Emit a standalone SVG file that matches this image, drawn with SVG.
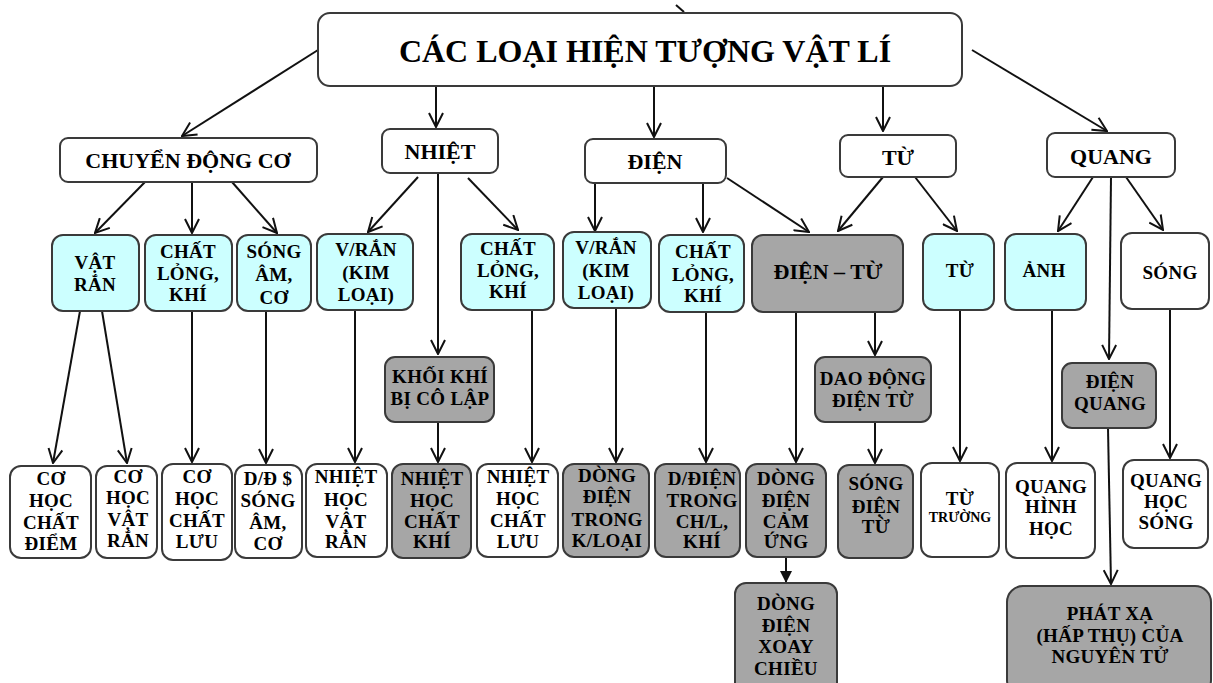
<svg xmlns="http://www.w3.org/2000/svg" width="1213" height="683" viewBox="0 0 1213 683">
<style>
.b{stroke:#3a3a3a;stroke-width:2}
.w{fill:#fff}.c{fill:#ccffff}.g{fill:#a6a6a6}
text{font-family:"Liberation Serif","Times New Roman",serif;font-weight:bold;text-anchor:middle;fill:#000}
.t1{font-size:32px}.t2{font-size:22px}.t3{font-size:19px;letter-spacing:0.3px}.t4{font-size:14px}
.ln{stroke:#111;stroke-width:2;fill:none;marker-end:url(#a)}
</style>
<defs>
<marker id="a" viewBox="0 0 16 16" refX="15" refY="8" markerWidth="16" markerHeight="16" markerUnits="userSpaceOnUse" orient="auto">
<path d="M1,1 L15,8 L1,15" fill="none" stroke="#111" stroke-width="2"/>
</marker>
<marker id="f" viewBox="0 0 12 12" refX="12" refY="6" markerWidth="12" markerHeight="12" markerUnits="userSpaceOnUse" orient="auto">
<path d="M0,0 L12,6 L0,12 Z" fill="#111"/>
</marker>
</defs>
<g id="connectors">
<path d="M676,5 L684,12" stroke="#111" stroke-width="2" fill="none"/>
<path class="ln" d="M318,50 L182,136"/>
<path class="ln" d="M436,86 L436,127"/>
<path class="ln" d="M654,86 L654,137"/>
<path class="ln" d="M883,86 L883,131"/>
<path class="ln" d="M972,50 L1107,131"/>
<path class="ln" d="M145,182 L95,233"/>
<path class="ln" d="M192,182 L192,233"/>
<path class="ln" d="M232,182 L277,233"/>
<path class="ln" d="M418,177 L368,232"/>
<path class="ln" d="M438,173 L438,354"/>
<path class="ln" d="M468,178 L518,230"/>
<path class="ln" d="M595,181 L595,231"/>
<path class="ln" d="M703,183 L703,232"/>
<path class="ln" d="M727,178 L809,232"/>
<path class="ln" d="M883,177 L838,231"/>
<path class="ln" d="M915,177 L957,231"/>
<path class="ln" d="M1093,177 L1058,231"/>
<path class="ln" d="M1111,177 L1109,359"/>
<path class="ln" d="M1126,177 L1163,230"/>
<path class="ln" d="M80,311 L53,463"/>
<path class="ln" d="M102,311 L127,463"/>
<path class="ln" d="M192,311 L192,462"/>
<path class="ln" d="M266,311 L266,463"/>
<path class="ln" d="M355,310 L355,462"/>
<path class="ln" d="M438,422 L438,462"/>
<path class="ln" d="M532,310 L532,462"/>
<path class="ln" d="M616,308 L616,462"/>
<path class="ln" d="M706,312 L706,462"/>
<path class="ln" d="M796,312 L796,462"/>
<path class="ln" d="M875,312 L875,355"/>
<path class="ln" d="M875,422 L875,463"/>
<path class="ln" d="M960,310 L960,461"/>
<path class="ln" d="M1052,310 L1052,461"/>
<path class="ln" d="M1108,428 L1111,584"/>
<path class="ln" d="M1170,309 L1170,458"/>
<path d="M786,557 L786,583" stroke="#111" stroke-width="2" fill="none" marker-end="url(#f)"/>
</g>
<g id="root"><rect class="b w" x="318" y="13" width="644" height="73" rx="12"/><text class="t1" x="645" y="62">CÁC LOẠI HIỆN TƯỢNG VẬT LÍ</text></g>
<g id="chuyen-dong-co"><rect class="b w" x="60" y="138" width="257" height="44" rx="8"/><text class="t2" x="188" y="168">CHUYỂN ĐỘNG CƠ</text></g>
<g id="nhiet"><rect class="b w" x="382" y="129" width="116" height="44" rx="8"/><text class="t2" x="440" y="159">NHIỆT</text></g>
<g id="dien"><rect class="b w" x="585" y="139" width="141" height="44" rx="8"/><text class="t2" x="655" y="169">ĐIỆN</text></g>
<g id="tu"><rect class="b w" x="840" y="135" width="116" height="42" rx="8"/><text class="t2" x="898" y="165">TỪ</text></g>
<g id="quang"><rect class="b w" x="1047" y="133" width="128" height="44" rx="8"/><text class="t2" x="1111" y="164">QUANG</text></g>

<g id="vat-ran"><rect class="b c" x="52" y="235" width="87" height="76" rx="11"/><text class="t3"><tspan x="95" y="269">VẬT</tspan><tspan x="95" y="291">RẮN</tspan></text></g>
<g id="chat-long-khi-1"><rect class="b c" x="145" y="235" width="87" height="76" rx="11"/><text class="t3"><tspan x="188" y="258">CHẤT</tspan><tspan x="188" y="280">LỎNG,</tspan><tspan x="188" y="301">KHÍ</tspan></text></g>
<g id="song-am-co"><rect class="b c" x="237" y="235" width="74" height="76" rx="11"/><text class="t3"><tspan x="274" y="258">SÓNG</tspan><tspan x="274" y="281">ÂM,</tspan><tspan x="274" y="304">CƠ</tspan></text></g>
<g id="v-ran-1"><rect class="b c" x="317" y="234" width="96" height="76" rx="11"/><text class="t3"><tspan x="366" y="256">V/RẮN</tspan><tspan x="366" y="279">(KIM</tspan><tspan x="366" y="301">LOẠI)</tspan></text></g>
<g id="khoi-khi"><rect class="b g" x="385" y="357" width="109" height="65" rx="10"/><text class="t3"><tspan x="440" y="383">KHỐI KHÍ</tspan><tspan x="440" y="405">BỊ CÔ LẬP</tspan></text></g>
<g id="chat-long-khi-2"><rect class="b c" x="461" y="234" width="93" height="76" rx="11"/><text class="t3"><tspan x="508" y="255">CHẤT</tspan><tspan x="508" y="277">LỎNG,</tspan><tspan x="508" y="298">KHÍ</tspan></text></g>
<g id="v-ran-2"><rect class="b c" x="563" y="232" width="88" height="76" rx="11"/><text class="t3"><tspan x="606" y="254">V/RẮN</tspan><tspan x="606" y="277">(KIM</tspan><tspan x="606" y="299">LOẠI)</tspan></text></g>
<g id="chat-long-khi-3"><rect class="b c" x="659" y="235" width="85" height="77" rx="11"/><text class="t3"><tspan x="703" y="258">CHẤT</tspan><tspan x="703" y="281">LỎNG,</tspan><tspan x="703" y="302">KHÍ</tspan></text></g>
<g id="dien-tu"><rect class="b g" x="752" y="235" width="151" height="77" rx="11"/><text class="t2" x="828" y="279">ĐIỆN – TỪ</text></g>
<g id="dao-dong"><rect class="b g" x="815" y="357" width="116" height="65" rx="10"/><text class="t3"><tspan x="873" y="385">DAO ĐỘNG</tspan><tspan x="873" y="407">ĐIỆN TỪ</tspan></text></g>
<g id="tu-2"><rect class="b c" x="923" y="234" width="71" height="76" rx="11"/><text class="t3" x="960" y="277">TỪ</text></g>
<g id="anh"><rect class="b c" x="1005" y="234" width="81" height="76" rx="11"/><text class="t3" x="1044" y="277">ẢNH</text></g>
<g id="song"><rect class="b w" x="1121" y="233" width="88" height="76" rx="11"/><text class="t3" x="1170" y="279">SÓNG</text></g>
<g id="dien-quang"><rect class="b g" x="1062" y="363" width="94" height="65" rx="10"/><text class="t3"><tspan x="1110" y="388">ĐIỆN</tspan><tspan x="1110" y="410">QUANG</tspan></text></g>

<g id="co-hoc-chat-diem"><rect class="b w" x="10" y="466" width="81" height="92" rx="11"/><text class="t3"><tspan x="51" y="485">CƠ</tspan><tspan x="51" y="507">HỌC</tspan><tspan x="51" y="529">CHẤT</tspan><tspan x="51" y="550">ĐIỂM</tspan></text></g>
<g id="co-hoc-vat-ran"><rect class="b w" x="96" y="466" width="61" height="92" rx="11"/><text class="t3"><tspan x="128" y="483">CƠ</tspan><tspan x="128" y="504">HỌC</tspan><tspan x="128" y="526">VẬT</tspan><tspan x="128" y="547">RẮN</tspan></text></g>
<g id="co-hoc-chat-luu"><rect class="b w" x="162" y="464" width="70" height="96" rx="11"/><text class="t3"><tspan x="197" y="483">CƠ</tspan><tspan x="197" y="505">HỌC</tspan><tspan x="197" y="527">CHẤT</tspan><tspan x="197" y="548">LƯU</tspan></text></g>
<g id="dd-song-am"><rect class="b w" x="235" y="465" width="67" height="93" rx="11"/><text class="t3"><tspan x="268" y="485">D/Đ $</tspan><tspan x="268" y="507">SÓNG</tspan><tspan x="268" y="529">ÂM,</tspan><tspan x="268" y="550">CƠ</tspan></text></g>
<g id="nhiet-hoc-vat-ran"><rect class="b w" x="306" y="464" width="81" height="93" rx="11"/><text class="t3"><tspan x="346" y="483">NHIỆT</tspan><tspan x="346" y="506">HỌC</tspan><tspan x="346" y="528">VẬT</tspan><tspan x="346" y="548">RẮN</tspan></text></g>
<g id="nhiet-hoc-chat-khi"><rect class="b g" x="392" y="464" width="79" height="94" rx="11"/><text class="t3"><tspan x="432" y="485">NHIỆT</tspan><tspan x="432" y="507">HỌC</tspan><tspan x="432" y="528">CHẤT</tspan><tspan x="432" y="548">KHÍ</tspan></text></g>
<g id="nhiet-hoc-chat-luu"><rect class="b w" x="477" y="464" width="81" height="93" rx="11"/><text class="t3"><tspan x="518" y="483">NHIỆT</tspan><tspan x="518" y="505">HỌC</tspan><tspan x="518" y="527">CHẤT</tspan><tspan x="518" y="548">LƯU</tspan></text></g>
<g id="dong-dien-kim-loai"><rect class="b g" x="563" y="464" width="86" height="93" rx="11"/><text class="t3"><tspan x="607" y="482">DÒNG</tspan><tspan x="607" y="503">ĐIỆN</tspan><tspan x="607" y="526">TRONG</tspan><tspan x="607" y="547">K/LOẠI</tspan></text></g>
<g id="dong-dien-chl-khi"><rect class="b g" x="655" y="464" width="85" height="93" rx="11"/><text class="t3"><tspan x="702" y="485">D/ĐIỆN</tspan><tspan x="702" y="507">TRONG</tspan><tspan x="702" y="528">CH/L,</tspan><tspan x="702" y="548">KHÍ</tspan></text></g>
<g id="dong-dien-cam-ung"><rect class="b g" x="746" y="464" width="80" height="93" rx="11"/><text class="t3"><tspan x="786" y="485">DÒNG</tspan><tspan x="786" y="507">ĐIỆN</tspan><tspan x="786" y="528">CẢM</tspan><tspan x="786" y="548">ỨNG</tspan></text></g>
<g id="dong-dien-xoay-chieu"><rect class="b g" x="735" y="583" width="102" height="110" rx="11"/><text class="t3"><tspan x="786" y="610">DÒNG</tspan><tspan x="786" y="632">ĐIỆN</tspan><tspan x="786" y="653">XOAY</tspan><tspan x="786" y="675">CHIỀU</tspan></text></g>
<g id="song-dien-tu"><rect class="b g" x="838" y="465" width="75" height="93" rx="11"/><text class="t3"><tspan x="876" y="490">SÓNG</tspan><tspan x="876" y="513">ĐIỆN</tspan><tspan x="876" y="533">TỪ</tspan></text></g>
<g id="tu-truong"><rect class="b w" x="921" y="463" width="78" height="94" rx="11"/><text class="t3" x="960" y="505">TỪ</text><text class="t4" x="960" y="522">TRƯỜNG</text></g>
<g id="quang-hinh-hoc"><rect class="b w" x="1006" y="463" width="89" height="95" rx="11"/><text class="t3"><tspan x="1051" y="493">QUANG</tspan><tspan x="1051" y="513">HÌNH</tspan><tspan x="1051" y="535">HỌC</tspan></text></g>
<g id="quang-hoc-song"><rect class="b w" x="1123" y="460" width="85" height="88" rx="11"/><text class="t3"><tspan x="1166" y="487">QUANG</tspan><tspan x="1166" y="508">HỌC</tspan><tspan x="1166" y="529">SÓNG</tspan></text></g>
<g id="phat-xa"><rect class="b g" x="1007" y="586" width="204" height="110" rx="16"/><text class="t3"><tspan x="1110" y="620">PHÁT XẠ</tspan><tspan x="1110" y="642">(HẤP THỤ) CỦA</tspan><tspan x="1110" y="663">NGUYÊN TỬ</tspan></text></g>
</svg>
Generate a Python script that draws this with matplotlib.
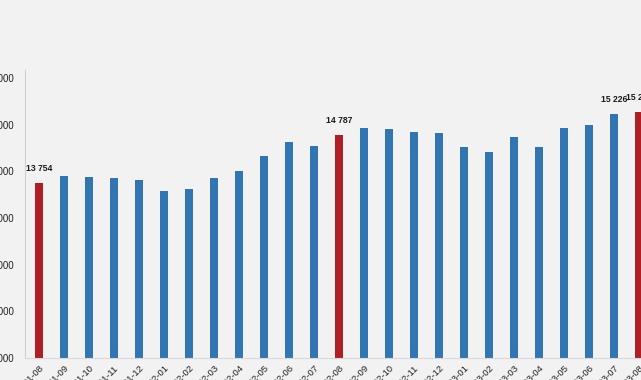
========================
WHAT YOU SHOULD DO - Of the lines in this material, state how many hold the string "that". Write no other words.

OUTPUT OF THE TASK - 2